▶ _YOUR OBJECTIVE_
The exercise asks you to copy every line below in which "chart" appears.

## START MATERIAL SUPPLIED

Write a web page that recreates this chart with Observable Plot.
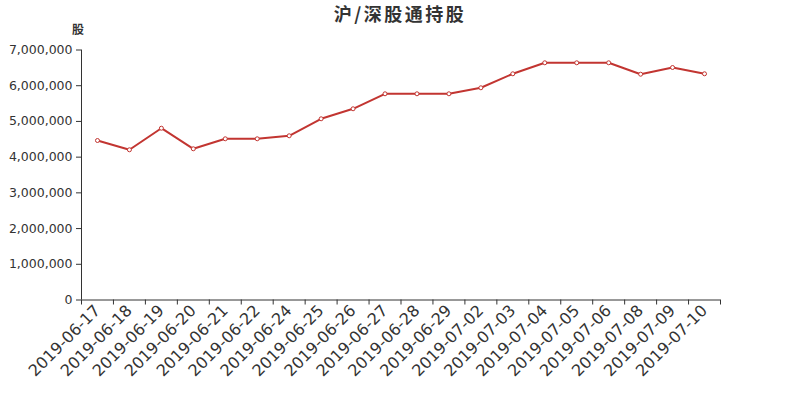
<!DOCTYPE html>
<html>
<head>
<meta charset="utf-8">
<script src="https://cdn.jsdelivr.net/npm/d3@7"></script>
<script src="https://cdn.jsdelivr.net/npm/@observablehq/plot@0.6"></script>
<style>
  html, body { margin: 0; padding: 0; background: #fff; }
  #wrap { position: relative; width: 800px; height: 400px; font-family: "DejaVu Sans", sans-serif; }
  #title { position: absolute; top: 0px; left: 0; width: 800px; text-align: center;
    font-family: "Noto Sans CJK SC", sans-serif; font-weight: bold; font-size: 18px; letter-spacing: 2.5px; color: #333; }
  #yname { position: absolute; left: 72px; top: 20px; font-family: "Noto Sans CJK SC", sans-serif;
    font-weight: bold; font-size: 12px; color: #333; }
  #chart { position: absolute; left: 0; top: 0; }
</style>
</head>
<body>
<div id="wrap">
  <div id="chart"></div>
  <div id="title">沪/深股通持股</div>
  <div id="yname">股</div>
</div>
<script>
const dates = ["2019-06-17","2019-06-18","2019-06-19","2019-06-20","2019-06-21","2019-06-22","2019-06-24","2019-06-25","2019-06-26","2019-06-27","2019-06-28","2019-06-29","2019-07-02","2019-07-03","2019-07-04","2019-07-05","2019-07-06","2019-07-08","2019-07-09","2019-07-10"];
const holdings = [4466000,4206000,4810000,4234000,4514000,4514000,4598000,5074000,5354000,5774000,5774000,5774000,5942000,6334000,6642000,6642000,6642000,6322000,6510000,6334000];
const yTicks = [0,1000000,2000000,3000000,4000000,5000000,6000000,7000000];

const data = dates.map((d, i) => ({i, date: d, v: holdings[i]}));
const idx = dates.map((d, i) => i);
const bounds = dates.map((d, i) => i - 0.5).concat([dates.length - 0.5]);
const red = "#c23531";

const chart = Plot.plot({
  width: 800,
  height: 400,
  marginLeft: 81,
  marginRight: 80,
  marginTop: 49.5,
  marginBottom: 100.5,
  style: {fontFamily: "DejaVu Sans, sans-serif", color: "#333", background: "transparent"},
  x: {type: "linear", domain: [-0.5, dates.length - 0.5]},
  y: {domain: [0, 7000000]},
  marks: [
    Plot.axisY({ticks: yTicks, tickFormat: d3.format(","), tickSize: 5, tickPadding: 4, fontSize: 12.5, label: null, stroke: "#333"}),
    Plot.axisX({ticks: bounds, tickSize: 5, tickFormat: () => "", label: null, stroke: "#333"}),
    Plot.axisX({ticks: idx, tickSize: 0, tickPadding: 8, tickRotate: -45, tickFormat: i => dates[i], fontSize: 16, label: null}),
    Plot.ruleX([-0.5], {stroke: "#333"}),
    Plot.ruleY([0], {stroke: "#333"}),
    Plot.line(data, {x: "i", y: "v", stroke: red, strokeWidth: 2}),
    Plot.dot(data, {x: "i", y: "v", r: 2, fill: "white", stroke: red, strokeWidth: 1})
  ]
});
document.getElementById("chart").appendChild(chart);
</script>
</body>
</html>
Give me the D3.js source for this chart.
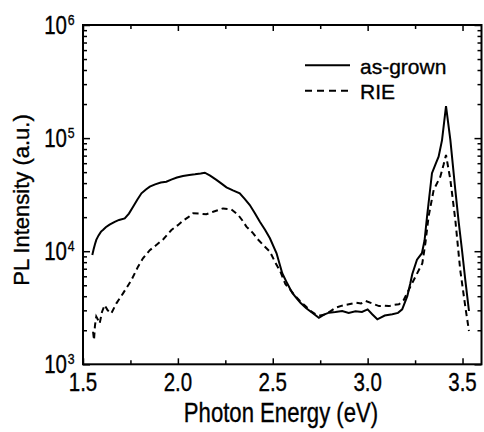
<!DOCTYPE html>
<html>
<head>
<meta charset="utf-8">
<script src="https://cdn.jsdelivr.net/npm/d3@7"></script>
<style>
  body { margin: 0; background: #fff; }
  .tick line { stroke: #000; stroke-width: 1.5; }
  .domain { display: none; }
  text { font-family: 'Liberation Sans', Arial, sans-serif; fill: #000; stroke: #000; stroke-width: 0.35px; }
</style>
</head>
<body>
<div id="chart"></div>
<script>
// PL spectra (photon energy in eV, intensity in a.u.)
const asGrownE = [1.549, 1.556, 1.563, 1.570, 1.582, 1.595, 1.605, 1.620, 1.640, 1.667, 1.690, 1.720, 1.742, 1.764, 1.786, 1.808, 1.830, 1.852, 1.880, 1.910, 1.939, 1.965, 1.995, 2.027, 2.060, 2.090, 2.120, 2.142, 2.170, 2.203, 2.230, 2.256, 2.290, 2.326, 2.352, 2.379, 2.405, 2.432, 2.460, 2.485, 2.520, 2.550, 2.576, 2.602, 2.625, 2.646, 2.675, 2.708, 2.743, 2.770, 2.796, 2.830, 2.866, 2.900, 2.936, 2.970, 3.000, 3.024, 3.051, 3.090, 3.130, 3.160, 3.182, 3.209, 3.225, 3.235, 3.260, 3.286, 3.300, 3.313, 3.339, 3.360, 3.374, 3.392, 3.413, 3.436, 3.462, 3.480, 3.497, 3.515, 3.534];
const asGrownI = [9250, 10400, 11500, 12600, 13800, 14900, 15400, 16300, 17200, 18200, 18900, 19500, 21500, 24700, 28500, 32500, 35000, 37200, 39000, 40500, 41100, 43000, 44800, 46200, 47200, 47800, 48600, 49400, 46500, 42700, 39600, 36700, 34500, 32500, 29000, 25600, 21800, 18200, 15400, 13000, 9580, 6380, 5200, 4300, 3850, 3500, 3150, 2860, 2580, 2750, 2860, 2900, 2960, 2850, 2950, 2900, 3060, 2770, 2500, 2700, 2770, 2850, 3060, 4000, 5200, 6250, 8400, 9600, 12500, 20200, 48900, 60000, 68600, 96000, 192000, 96000, 34800, 18000, 10300, 5500, 2960];

const rieE = [1.553, 1.558, 1.563, 1.570, 1.580, 1.588, 1.600, 1.614, 1.630, 1.649, 1.676, 1.711, 1.735, 1.755, 1.790, 1.816, 1.852, 1.885, 1.922, 1.966, 2.000, 2.027, 2.055, 2.080, 2.115, 2.150, 2.186, 2.210, 2.238, 2.282, 2.318, 2.340, 2.361, 2.397, 2.420, 2.444, 2.485, 2.514, 2.540, 2.567, 2.595, 2.620, 2.645, 2.672, 2.700, 2.725, 2.750, 2.778, 2.805, 2.831, 2.865, 2.901, 2.940, 2.965, 2.989, 3.025, 3.060, 3.090, 3.112, 3.140, 3.165, 3.190, 3.218, 3.253, 3.288, 3.305, 3.321, 3.348, 3.383, 3.400, 3.413, 3.436, 3.462, 3.488, 3.515, 3.534];
const rieI = [1940, 1640, 2200, 2640, 2450, 2300, 2900, 3340, 3000, 2820, 3460, 4240, 4900, 5560, 7300, 8650, 10200, 11300, 12700, 15400, 17000, 18600, 20000, 21600, 21500, 21200, 22300, 23000, 23900, 23400, 20900, 18700, 16500, 14400, 12800, 11600, 9900, 7900, 6600, 5100, 4500, 4000, 3600, 3270, 2950, 2770, 2700, 2770, 2950, 3160, 3300, 3390, 3500, 3450, 3630, 3450, 3270, 3300, 3270, 3350, 3390, 3700, 4600, 6000, 7800, 12000, 20200, 34800, 45600, 58000, 71000, 42700, 18900, 6800, 3200, 1970];

const xMajor = [1.5, 2.0, 2.5, 3.0, 3.5];
const xMinor = [1.75, 2.25, 2.75, 3.25];
const yMajor = [1e3, 1e4, 1e5, 1e6];
const seriesNames = ["as-grown", "RIE"];

const width = 484;
const height = 432;
const plotL = 83, plotR = 481.5, plotT = 25, plotB = 364.3;
const squeeze = 0.82; // the scanned lettering is tall and narrow

const svg = d3.select("#chart")
  .append("svg")
  .attr("width", width)
  .attr("height", height);

const x = d3.scaleLinear().domain([1.5, 3.6]).range([plotL, plotR]);
const y = d3.scaleLog().domain([1e3, 1e6]).range([plotB, plotT]);

const yMinor = y.ticks().filter(v => !yMajor.includes(v));

// ticks point inward on all four sides
function addAxis(axis, tx, ty) {
  svg.append("g").attr("transform", `translate(${tx},${ty})`).call(axis);
}
addAxis(d3.axisBottom(x).tickValues(xMajor).tickSize(-6).tickFormat(""), 0, plotB);
addAxis(d3.axisBottom(x).tickValues(xMinor).tickSize(-4).tickFormat(""), 0, plotB);
addAxis(d3.axisTop(x).tickValues(xMajor).tickSize(-6).tickFormat(""), 0, plotT);
addAxis(d3.axisTop(x).tickValues(xMinor).tickSize(-4).tickFormat(""), 0, plotT);
addAxis(d3.axisLeft(y).tickValues(yMajor).tickSize(-7).tickFormat(""), plotL, 0);
addAxis(d3.axisLeft(y).tickValues(yMinor).tickSize(-4).tickFormat(""), plotL, 0);
addAxis(d3.axisRight(y).tickValues(yMajor).tickSize(-7).tickFormat(""), plotR, 0);
addAxis(d3.axisRight(y).tickValues(yMinor).tickSize(-4).tickFormat(""), plotR, 0);

// frame
svg.append("rect")
  .attr("x", plotL).attr("y", plotT)
  .attr("width", plotR - plotL).attr("height", plotB - plotT)
  .attr("fill", "none").attr("stroke", "#000").attr("stroke-width", 2);

// x tick labels
svg.selectAll(".xlab")
  .data(xMajor)
  .enter().append("text")
  .attr("transform", d => `translate(${x(d)},${plotB + 27}) scale(${squeeze},1)`)
  .attr("text-anchor", "middle")
  .style("font-size", "25px")
  .text(d => d.toFixed(1));

// y tick labels 10^n
const ylab = svg.selectAll(".ylab")
  .data(yMajor)
  .enter().append("text")
  .attr("transform", d => `translate(67,${y(d) + 9}) scale(${squeeze},1)`)
  .style("font-size", "25px");
ylab.append("tspan")
  .attr("x", 0).attr("text-anchor", "end")
  .text("10");
ylab.append("tspan")
  .attr("x", 1).attr("dy", -9)
  .style("font-size", "15px")
  .text(d => Math.round(Math.log10(d)));

// axis titles
svg.append("text")
  .attr("transform", `translate(281,422) scale(${squeeze},1)`)
  .attr("text-anchor", "middle")
  .style("font-size", "27px")
  .text("Photon Energy (eV)");

svg.append("text")
  .attr("transform", "translate(28.5,200) rotate(-90)")
  .attr("text-anchor", "middle")
  .style("font-size", "22px")
  .text("PL Intensity (a.u.)");

// curves
const line = d3.line()
  .x(d => x(d[0]))
  .y(d => y(d[1]));

svg.append("path")
  .datum(asGrownE.map((e, i) => [e, asGrownI[i]]))
  .attr("d", line)
  .attr("fill", "none")
  .attr("stroke", "#000")
  .attr("stroke-width", 2);

svg.append("path")
  .datum(rieE.map((e, i) => [e, rieI[i]]))
  .attr("d", line)
  .attr("fill", "none")
  .attr("stroke", "#000")
  .attr("stroke-width", 2)
  .attr("stroke-dasharray", "6,4");

// legend
const legend = svg.append("g");
seriesNames.forEach((name, i) => {
  const ly = 65.3 + i * 25.4;
  legend.append("line")
    .attr("x1", 305).attr("x2", 350)
    .attr("y1", ly).attr("y2", ly)
    .attr("stroke", "#000")
    .attr("stroke-width", 2)
    .attr("stroke-dasharray", i === 0 ? null : "7,5");
  legend.append("text")
    .attr("x", 360).attr("y", ly + 8.5)
    .style("font-size", "21px")
    .text(name);
});
</script>
</body>
</html>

## END MATERIAL SUPPLIED

▶ _SOLUTION TO THIS PROBLEM_
Write a web page that recreates this chart with Observable Plot.
  #chart { position: absolute; left: 0; top: 0; }
  <div id="chart"></div>
const chart = Plot.plot({
document.getElementById("chart").appendChild(chart);
Give me the D3.js source for this chart.
<div id="chart"></div>
const svg = d3.select("#chart")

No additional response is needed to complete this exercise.